No Go on the Wind Turbine

August 17, 2009

Well, we made the decision to definitely not get a wind turbine – unless a tornado takes out our trees, then we’ll reconsider.

The official word from the boss at Bauer Power is that the trees on our property would a) require a taller tower than Bauer Power typically uses, which would be more expensive, and b) cause turbulence that would be hard on the turbine and thus increase maintenance.

It wasn’t the initial cost of the turbine and tower ($25,000 – $50,000 depending upon height) that ultimately caused us to blink.  It was the maintenance – he estimates, given the wear the turbulence would cause, maintenance would be $1,000 per year.  Ouch.  That is a lot of electricity that would need to be generated, and again, given the trees, who knows if it could generate enough.  So, no wind turbine. sigh.  On the other hand, this company  up front and boldly said “skip the turbine, stick with the PV” when it would have been money in their pocket if we had gone with the hybrid system. To me, that’s a sign of their integrity.

So, the official decision this morning is to go with the PV system – the solar system, as I like to call it.  My goal for this week is to submit the application for refinancing the house. 

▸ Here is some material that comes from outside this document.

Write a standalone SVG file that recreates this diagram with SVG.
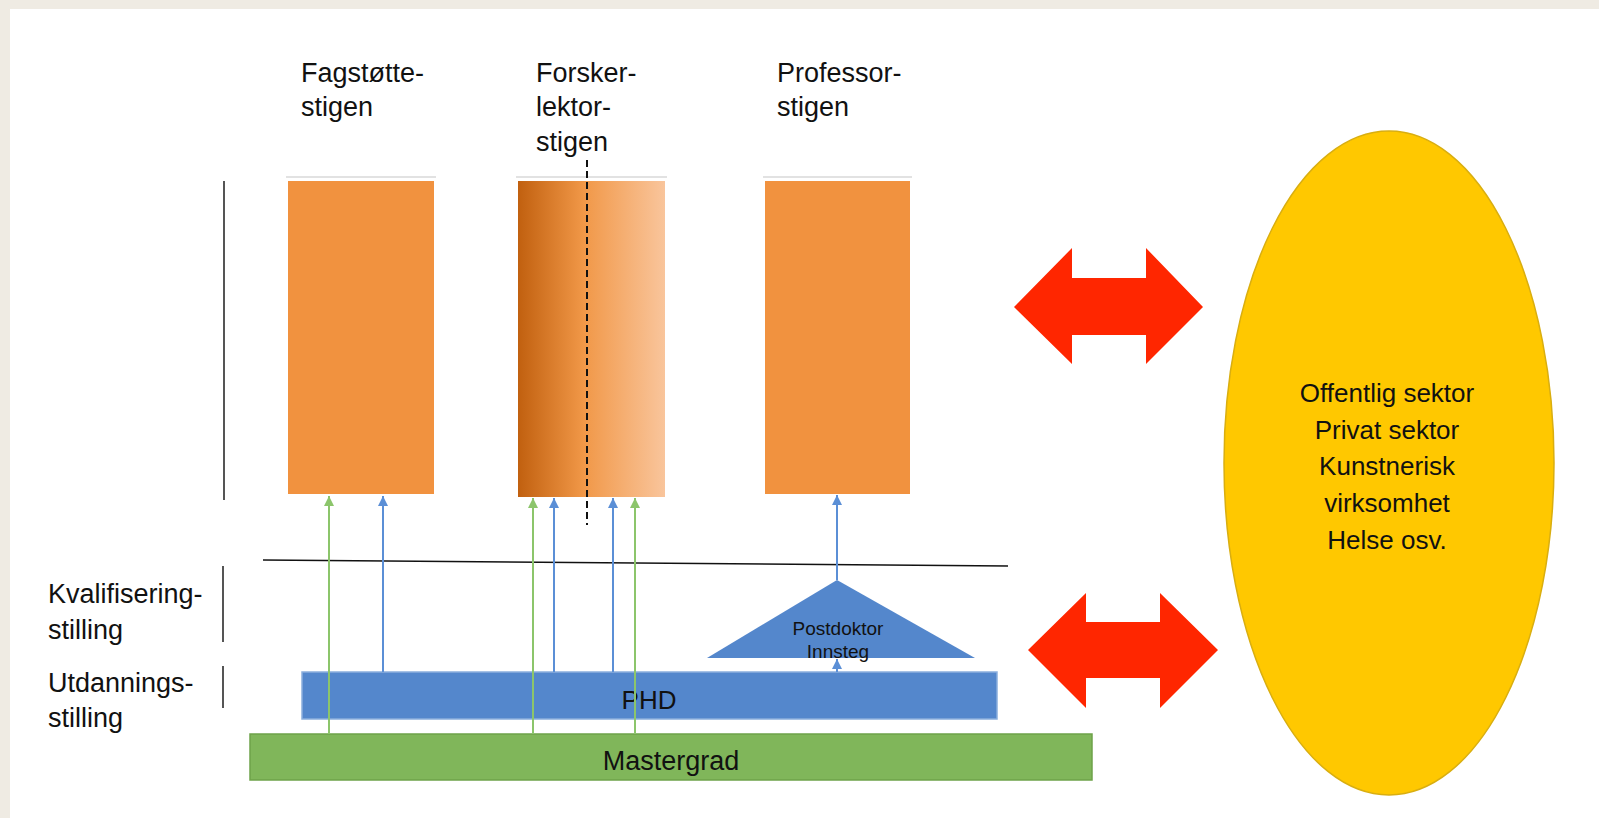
<svg xmlns="http://www.w3.org/2000/svg" width="1599" height="818" viewBox="0 0 1599 818">
<defs>
<style>
.lbl{font-family:"Liberation Sans",Arial,sans-serif;font-size:27px;fill:#111}
.ctr{font-family:"Liberation Sans",Arial,sans-serif;fill:#111;text-anchor:middle}
.orange{fill:#F1923F}
.cap{stroke:#E2E2E2;stroke-width:2}
.bar{stroke:#555;stroke-width:2}
.blue{stroke:#5B8FD6;stroke-width:2;fill:none}
.green{stroke:#8CC56B;stroke-width:2;fill:none}
.red{fill:#FF2600}
</style>
<linearGradient id="grad" x1="0" y1="0" x2="1" y2="0">
<stop offset="0" stop-color="#C1600F"/>
<stop offset="0.45" stop-color="#F19848"/>
<stop offset="1" stop-color="#F9C59C"/>
</linearGradient>
<marker id="ab" markerUnits="userSpaceOnUse" markerWidth="12" markerHeight="12" refX="10" refY="5" orient="auto"><path d="M0,0 L10,5 L0,10 Z" fill="#5B8FD6"/></marker>
<marker id="ag" markerUnits="userSpaceOnUse" markerWidth="12" markerHeight="12" refX="10" refY="5" orient="auto"><path d="M0,0 L10,5 L0,10 Z" fill="#8CC56B"/></marker>
</defs>
<rect x="0" y="0" width="1599" height="818" fill="#EFEBE3"/>
<rect x="10" y="9" width="1589" height="809" fill="#FFFFFF"/>

<g id="label-fagstotte">
<text class="lbl" x="301" y="82">Fagstøtte-</text>
<text class="lbl" x="301" y="116">stigen</text>
</g>
<g id="label-forsker">
<text class="lbl" x="536" y="82">Forsker-</text>
<text class="lbl" x="536" y="116">lektor-</text>
<text class="lbl" x="536" y="151">stigen</text>
</g>
<g id="label-professor">
<text class="lbl" x="777" y="82">Professor-</text>
<text class="lbl" x="777" y="116">stigen</text>
</g>

<g id="left-axis">
<line class="bar" x1="224" y1="181" x2="224" y2="500"/>
</g>
<g id="label-kvalifisering">
<line class="bar" x1="223" y1="566" x2="223" y2="642"/>
<text class="lbl" x="48" y="603">Kvalifisering-</text>
<text class="lbl" x="48" y="639">stilling</text>
</g>
<g id="label-utdanning">
<line class="bar" x1="223" y1="666" x2="223" y2="708"/>
<text class="lbl" x="48" y="692">Utdannings-</text>
<text class="lbl" x="48" y="727">stilling</text>
</g>

<g id="box-fagstotte">
<line class="cap" x1="286" y1="177" x2="436" y2="177"/>
<rect class="orange" x="288" y="181" width="146" height="313"/>
</g>
<g id="box-forsker">
<line class="cap" x1="516" y1="177" x2="667" y2="177"/>
<rect x="518" y="181" width="147" height="316" fill="url(#grad)"/>
<line x1="587" y1="160" x2="587" y2="525" stroke="#111" stroke-width="2" stroke-dasharray="7,4"/>
</g>
<g id="box-professor">
<line class="cap" x1="763" y1="177" x2="912" y2="177"/>
<rect class="orange" x="765" y="181" width="145" height="313"/>
</g>

<g id="divider">
<path d="M263,560 L1008,566" stroke="#111" stroke-width="1.6" fill="none"/>
</g>

<g id="postdoktor">
<path d="M837,580 L975,658 L707,658 Z" fill="#5487CC"/>
<text class="ctr" x="838" y="635" font-size="19">Postdoktor</text>
<text class="ctr" x="838" y="658" font-size="19">Innsteg</text>
</g>

<g id="phd">
<rect x="302" y="672" width="695" height="47" fill="#5487CC" stroke="#8AAEDD" stroke-width="1.5"/>
<text class="ctr" x="649" y="709" font-size="26">PHD</text>
</g>

<g id="mastergrad">
<rect x="250" y="734" width="842" height="46" fill="#80B65A" stroke="#6EA24A" stroke-width="1.5"/>
<text class="ctr" x="671" y="770" font-size="27">Mastergrad</text>
</g>

<g id="connectors">
<line class="green" x1="329" y1="734" x2="329" y2="496" marker-end="url(#ag)"/>
<line class="green" x1="533" y1="734" x2="533" y2="498" marker-end="url(#ag)"/>
<line class="green" x1="635" y1="734" x2="635" y2="498" marker-end="url(#ag)"/>
<line class="blue" x1="383" y1="672" x2="383" y2="496" marker-end="url(#ab)"/>
<line class="blue" x1="554" y1="672" x2="554" y2="498" marker-end="url(#ab)"/>
<line class="blue" x1="613" y1="672" x2="613" y2="498" marker-end="url(#ab)"/>
<line class="blue" x1="837" y1="580" x2="837" y2="495" marker-end="url(#ab)"/>
<line class="blue" x1="837" y1="672" x2="837" y2="659" marker-end="url(#ab)"/>
</g>

<g id="arrow-top">
<path class="red" d="M1014,307 L1072,248 L1072,278 L1146,278 L1146,248 L1203,307 L1146,364 L1146,335 L1072,335 L1072,364 Z"/>
</g>
<g id="arrow-bottom">
<path class="red" d="M1028,650 L1086,593 L1086,622 L1160,622 L1160,593 L1218,650 L1160,708 L1160,678 L1086,678 L1086,708 Z"/>
</g>

<g id="sector">
<ellipse cx="1389" cy="463" rx="165" ry="332" fill="#FFC800" stroke="#D9AE10" stroke-width="1.5"/>
<text class="ctr" x="1387" y="402" font-size="26">Offentlig sektor</text>
<text class="ctr" x="1387" y="439" font-size="26">Privat sektor</text>
<text class="ctr" x="1387" y="475" font-size="26">Kunstnerisk</text>
<text class="ctr" x="1387" y="512" font-size="26">virksomhet</text>
<text class="ctr" x="1387" y="549" font-size="26">Helse osv.</text>
</g>
</svg>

We hadn’t quite gotten around to refinancing yet even though mortgage rates are considerably lower than what we’ve been paying.  Turns out to be a good thing perhaps.  After refinancing, even with the additional funds added for the solar system our monthly cost will be less than it is now.  On top of that we are likely to see a $10,000 state rebate (Bauer is optimistic, I’m less so) and the 30% federal tax credit come spring.

The financing is going to be the time drag on the system.  Bauer will install in 100 days after we sign on the dotted line – but the bank has a 4 month backlog.  So it may be awhile before you see pictures of installation – but I’ll post them, don’t you worry!